Il est de nombreuses choses qu’on ne peut pas ou plus remettre en cause dans le système médiatique français.
Il est difficile sinon impossible, par exemple, de remettre en question la sacrosainte croissance. Une personnalité politique pourra dire comment elle compte relancer la croissance, mais pas si elle compte relancer la croissance. Il est tout autant impossible de ne pas souhaiter faire baisser le taux de chômage.
Parmi ces nombreux invariants de la discussion politique est l’entreprise et son organisation. On discute de comment on taxe les entreprises, desquelles on soutient et de quelle manière, mais leur existence et leur organisation est un acquis. Plus personne ne parle de l’aliénation théorisée par Marx, ou de l’exploitation de l’homme par l’homme interdite par la constitution cubaine.
Ce qui est étonnant pour moi, c’est qu’en parallèle il est clairement acquis que la démocratie est meilleure que la dictature, tant dans les médias que les discussions. (Il est par ailleurs également présupposé que nous sommes en démocratie et qu’il n’en existe qu’une forme, mais ce serait un sujet pour un autre billet.)
Un pays en situation de dictature sera catégorisé comme barbare, et l’installation d’une démocratie dans celui-ci acclamée. La démocratie c’est bien, autant que le soleil est chaud et que la neige est froide.
Dès lors, comment est-il acceptable qu’une fois passée la porte le l’entreprise on se retrouve en situation d’intense sinon totale soumission. On doit obéir à notre hiérarchie, dominée par un patron lui-même contrôlé par des actionnaires. Que les actionnaires soient internes ou externes à l’entreprise importe peu ici, le fait qui nous importe est que les décisions qui régissent la vie du salarié sur son lieu de travail sont prises sans le consulter. Il existe dans certaines situations des contre-pouvoirs, syndicats, comité de ceci ou cela, mais ça ne change pas le fait que le pouvoir est hors des mains des salariés. C’était déjà scandaleux quand les décideurs possédaient les usines et les machines nécessaires au travail, ça l’est d’autant plus quand aucune machine spécifique n’est requise. Les actionnaires possèdent « l’entreprise », structure légale abstraite, et ça suffit à leur donner tout pouvoir.

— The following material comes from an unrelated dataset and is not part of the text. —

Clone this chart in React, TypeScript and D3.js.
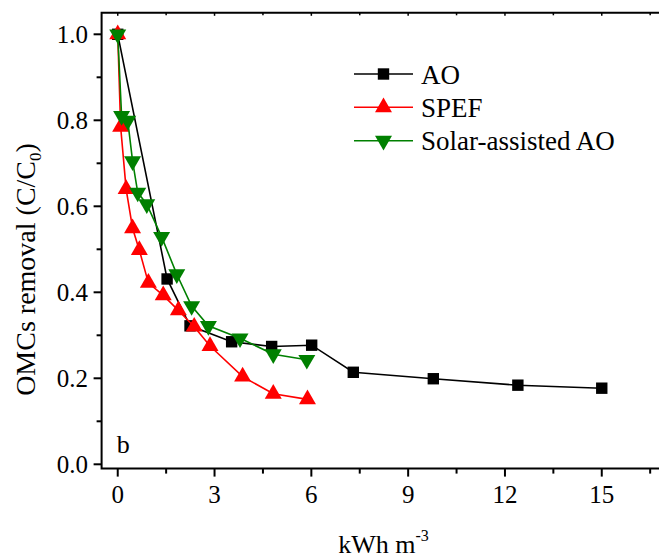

Si la démocratie c’est mieux, on en veut aussi dans les entreprises. Il m’apparait donc urgent de reprendre les revendications du passé et réclamer la fin de la propriété privée des moyens de productions.
Notez qu’il existe des formes d’entreprises qui cherchent à résoudre cette question, les SCOP ou SCIC qui donnent le pouvoir aux employés. Mais cela reste encore marginal et globalement ignoré du débat public.